## Start Collected data
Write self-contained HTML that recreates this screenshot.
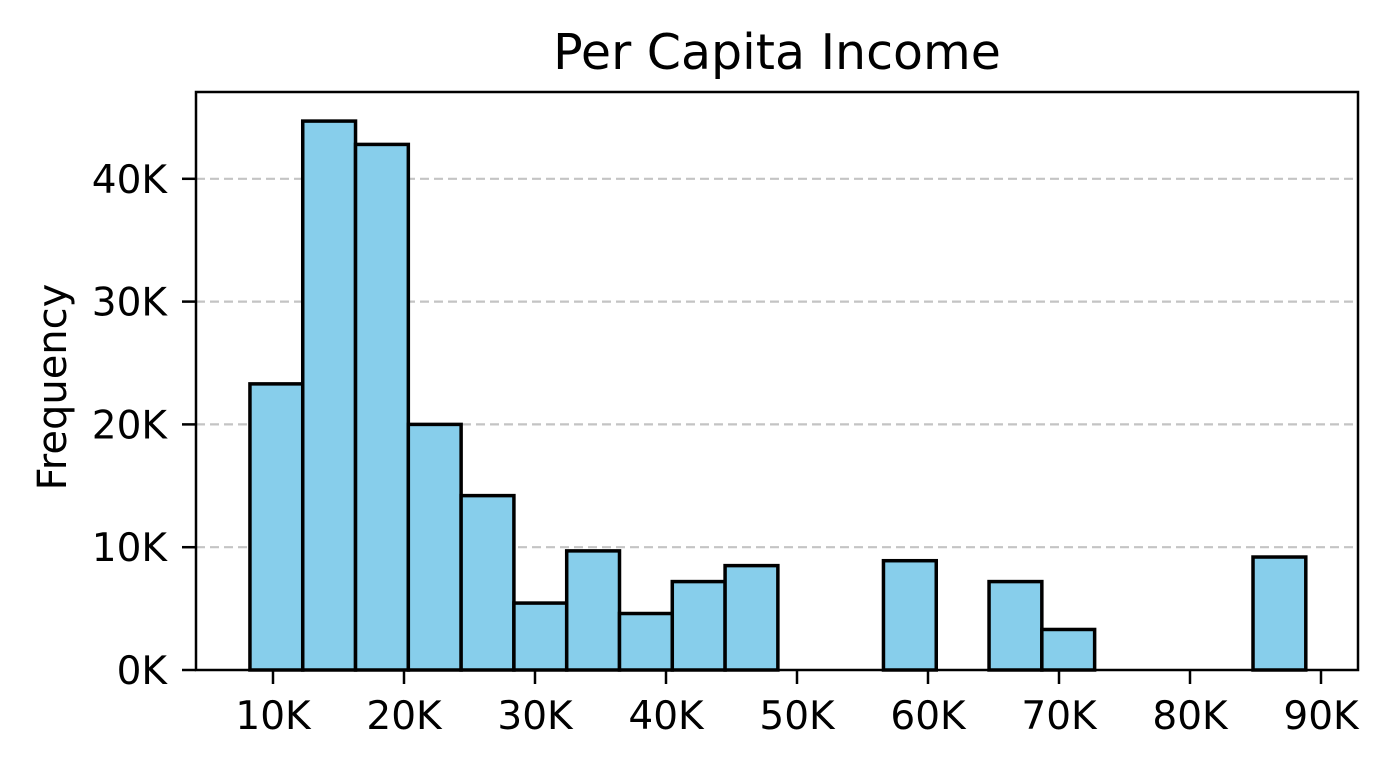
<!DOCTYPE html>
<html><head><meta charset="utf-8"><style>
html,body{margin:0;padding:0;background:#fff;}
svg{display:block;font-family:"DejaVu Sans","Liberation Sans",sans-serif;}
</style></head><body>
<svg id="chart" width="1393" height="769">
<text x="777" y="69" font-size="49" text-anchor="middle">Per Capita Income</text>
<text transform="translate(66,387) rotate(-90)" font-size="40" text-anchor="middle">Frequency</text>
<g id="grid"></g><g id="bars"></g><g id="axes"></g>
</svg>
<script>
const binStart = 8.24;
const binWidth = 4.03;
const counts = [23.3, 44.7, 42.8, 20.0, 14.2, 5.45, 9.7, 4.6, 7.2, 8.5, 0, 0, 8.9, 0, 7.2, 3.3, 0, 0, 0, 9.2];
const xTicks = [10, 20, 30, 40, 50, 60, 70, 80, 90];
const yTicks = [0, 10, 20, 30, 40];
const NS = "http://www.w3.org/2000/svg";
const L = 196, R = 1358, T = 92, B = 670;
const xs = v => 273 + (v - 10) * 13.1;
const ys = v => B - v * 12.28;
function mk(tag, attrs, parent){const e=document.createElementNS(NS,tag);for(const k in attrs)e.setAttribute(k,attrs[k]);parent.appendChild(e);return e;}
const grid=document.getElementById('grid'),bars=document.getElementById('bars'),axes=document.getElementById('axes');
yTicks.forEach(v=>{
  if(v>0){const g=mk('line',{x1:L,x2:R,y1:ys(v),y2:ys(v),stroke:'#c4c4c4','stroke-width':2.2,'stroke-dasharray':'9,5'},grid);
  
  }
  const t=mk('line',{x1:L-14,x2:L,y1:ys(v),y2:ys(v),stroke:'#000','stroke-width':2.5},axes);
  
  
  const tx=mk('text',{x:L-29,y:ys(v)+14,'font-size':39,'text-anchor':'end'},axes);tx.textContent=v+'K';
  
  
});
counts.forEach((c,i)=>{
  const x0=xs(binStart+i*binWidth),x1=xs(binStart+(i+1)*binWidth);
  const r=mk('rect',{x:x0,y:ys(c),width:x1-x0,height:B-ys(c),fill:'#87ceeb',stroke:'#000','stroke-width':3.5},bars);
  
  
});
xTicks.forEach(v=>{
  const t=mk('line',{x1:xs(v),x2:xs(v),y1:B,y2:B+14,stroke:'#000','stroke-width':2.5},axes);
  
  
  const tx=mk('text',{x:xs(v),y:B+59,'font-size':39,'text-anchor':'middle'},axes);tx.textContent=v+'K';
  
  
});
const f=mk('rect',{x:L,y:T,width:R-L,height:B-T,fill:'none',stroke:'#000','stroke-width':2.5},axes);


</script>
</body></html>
## End Collected data
• [What the task asks]: From the material above, reproduce everything verbatim except the pictures.

• [Solution for this exercise]:
Write self-contained HTML that recreates this screenshot.
<!DOCTYPE html>
<html><head><meta charset="utf-8"><style>
html,body{margin:0;padding:0;background:#fff;}
svg{display:block;font-family:"DejaVu Sans","Liberation Sans",sans-serif;}
</style></head><body>
<svg id="chart" width="1393" height="769">
<text x="777" y="69" font-size="49" text-anchor="middle">Per Capita Income</text>
<text transform="translate(66,387) rotate(-90)" font-size="40" text-anchor="middle">Frequency</text>
<g id="grid"></g><g id="bars"></g><g id="axes"></g>
</svg>
<script>
const binStart = 8.24;
const binWidth = 4.03;
const counts = [23.3, 44.7, 42.8, 20.0, 14.2, 5.45, 9.7, 4.6, 7.2, 8.5, 0, 0, 8.9, 0, 7.2, 3.3, 0, 0, 0, 9.2];
const xTicks = [10, 20, 30, 40, 50, 60, 70, 80, 90];
const yTicks = [0, 10, 20, 30, 40];
const NS = "http://www.w3.org/2000/svg";
const L = 196, R = 1358, T = 92, B = 670;
const xs = v => 273 + (v - 10) * 13.1;
const ys = v => B - v * 12.28;
function mk(tag, attrs, parent){const e=document.createElementNS(NS,tag);for(const k in attrs)e.setAttribute(k,attrs[k]);parent.appendChild(e);return e;}
const grid=document.getElementById('grid'),bars=document.getElementById('bars'),axes=document.getElementById('axes');
yTicks.forEach(v=>{
  if(v>0){const g=mk('line',{x1:L,x2:R,y1:ys(v),y2:ys(v),stroke:'#c4c4c4','stroke-width':2.2,'stroke-dasharray':'9,5'},grid);
  
  }
  const t=mk('line',{x1:L-14,x2:L,y1:ys(v),y2:ys(v),stroke:'#000','stroke-width':2.5},axes);
  
  
  const tx=mk('text',{x:L-29,y:ys(v)+14,'font-size':39,'text-anchor':'end'},axes);tx.textContent=v+'K';
  
  
});
counts.forEach((c,i)=>{
  const x0=xs(binStart+i*binWidth),x1=xs(binStart+(i+1)*binWidth);
  const r=mk('rect',{x:x0,y:ys(c),width:x1-x0,height:B-ys(c),fill:'#87ceeb',stroke:'#000','stroke-width':3.5},bars);
  
  
});
xTicks.forEach(v=>{
  const t=mk('line',{x1:xs(v),x2:xs(v),y1:B,y2:B+14,stroke:'#000','stroke-width':2.5},axes);
  
  
  const tx=mk('text',{x:xs(v),y:B+59,'font-size':39,'text-anchor':'middle'},axes);tx.textContent=v+'K';
  
  
});
const f=mk('rect',{x:L,y:T,width:R-L,height:B-T,fill:'none',stroke:'#000','stroke-width':2.5},axes);


</script>
</body></html>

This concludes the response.